Sur le thème de l’homosexualité, « l’Eglise est en retard par rapport aux connaissances auxquelles est parvenue l’humanité », or il « n’est pas possible d’attendre encore 50 ans », a souligné Mgr Charamsa au Corriere della Sera. Mais « il est temps que l’Eglise ouvre les yeux face aux gays croyants et comprenne que la solution qu’elle propose, à savoir l’abstinence totale et une vie sans amour, n’est pas humaine », a-t-il lancé, réclamant « miséricorde et dignité ».

« Le clergé est largement homosexuel et aussi, malheureusement, homophobe jusqu’à la paranoïa car paralysé par le manque d’acceptation pour sa propre orientation sexuelle », a-t-il aussi déclaré à l’édition polonaise de Newsweek.

Il a confié qu’il s’était toujours senti homosexuel, mais qu’au début, il ne l’acceptait pas et répétait ce que l’Eglise lui « imposait, à savoir le principe selon lequel +l’homosexualité n’existe pas+ ».

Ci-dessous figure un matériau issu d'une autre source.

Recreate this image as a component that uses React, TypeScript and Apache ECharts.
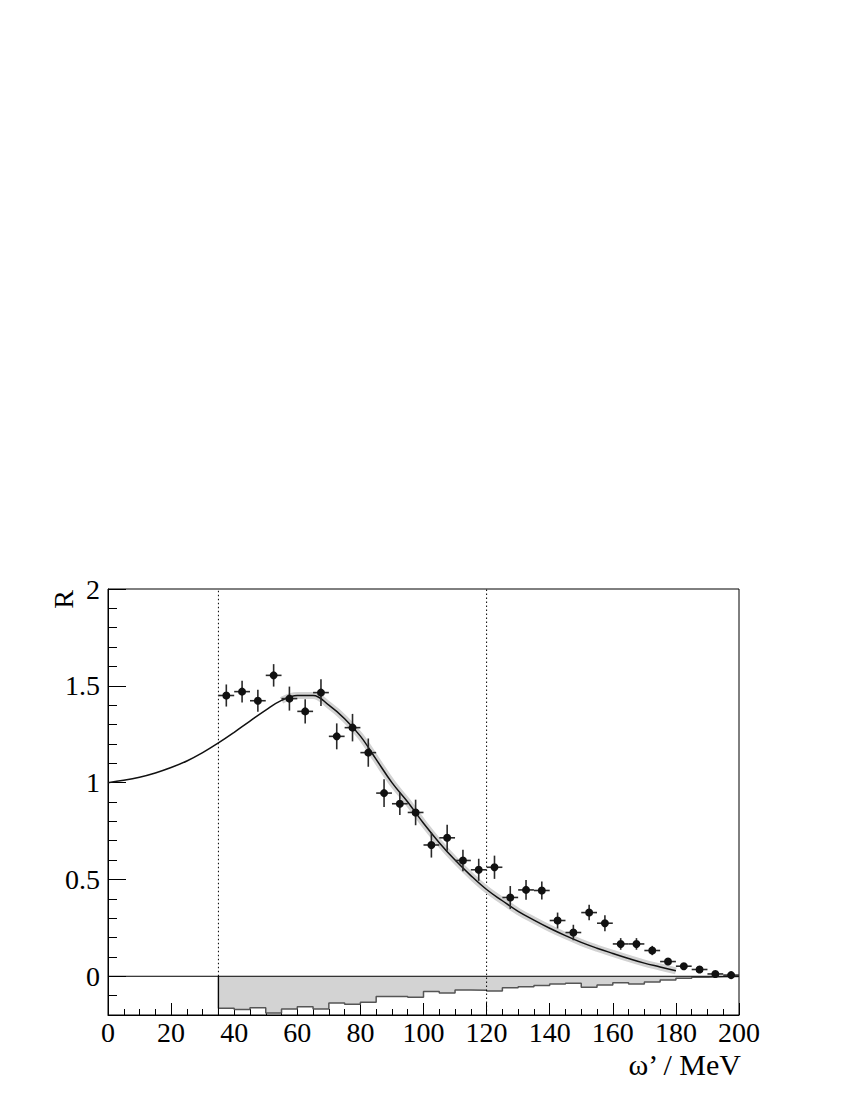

Puis, à force d’étudier, de prier et de réfléchir sur lui-même, il dit avoir fini par arriver à un certain apaisement jusqu’à ce que la rencontre avec son compagnon l’aide à « transformer les dernières peurs en la force de l’amour ».

Ensuite, « j’ai eu le sentiment de devenir un meilleur prêtre, de prononcer de meilleurs sermons, de mieux aider les autres et d’être de plus en plus heureux ».

L’avertissement de son évêque

« Après le communiqué du Bureau de presse du Saint-Siège concernant la déclaration du père Krzysztof Charamsa et ses propos aux médias qui restent en contradiction avec l’Evangile et l’enseignement de l’Eglise catholique, l’évêque de Pelplin lui a adressé un avertissement pour le faire revenir dans le chemin du ministère du Christ », selon un communiqué publié samedi sur le site du diocèse.

En même temps, « l’évêque de Pelplin demande aux prêtres et aux fidèles de prier dans cette intention ».

« Il s’agit d’un premier pas dans une procédure qui pourrait conduire à terme à la suspension « a divinis » de Mgr Charamsa, ce qui lui interdirait d’exercer son sacerdoce », a expliqué à l’AFP le président de l’agence d’information polonaise KAI, Marcin Przeciszewski.

« Pour le moment, le père Charamsa n’a commis aucun crime contre la loi de l’Eglise, comme la pédophilie ou l’offense au Saint Sacrement. Il est donc naturel que son évêque lui adresse un rappel à l’ordre », a poursuivi M. Przeciszewski, tout en reconnaissant qu’il était « peu probable », compte tenu de la situation, que le prêtre accepte de revenir sur sa décision de vivre ouvertement son homosexualité, ce qui est contraire à la doctrine morale de l’Eglise.

L’étape suivante, dans un délai plus ou moins long, pourrait donc être sa suspension. Autrement dit, il n’aurait plus le droit d’administrer les sacrements, donc exercer son métier de prêtre, mais pourrait toujours les recevoir.

La suspension a divinis peut être prononcée par le pape pour n’importe quel prêtre ou, ce qui est beaucoup plus fréquent, par un évêque pour un prêtre de son diocèse.

A plus long terme, un prêtre qui vit avec une femme ou a abandonné son ministère depuis plus de cinq ans peut être réduit à l’état laïc. Cette dernière procédure est souvent engagée à la demande des intéressés.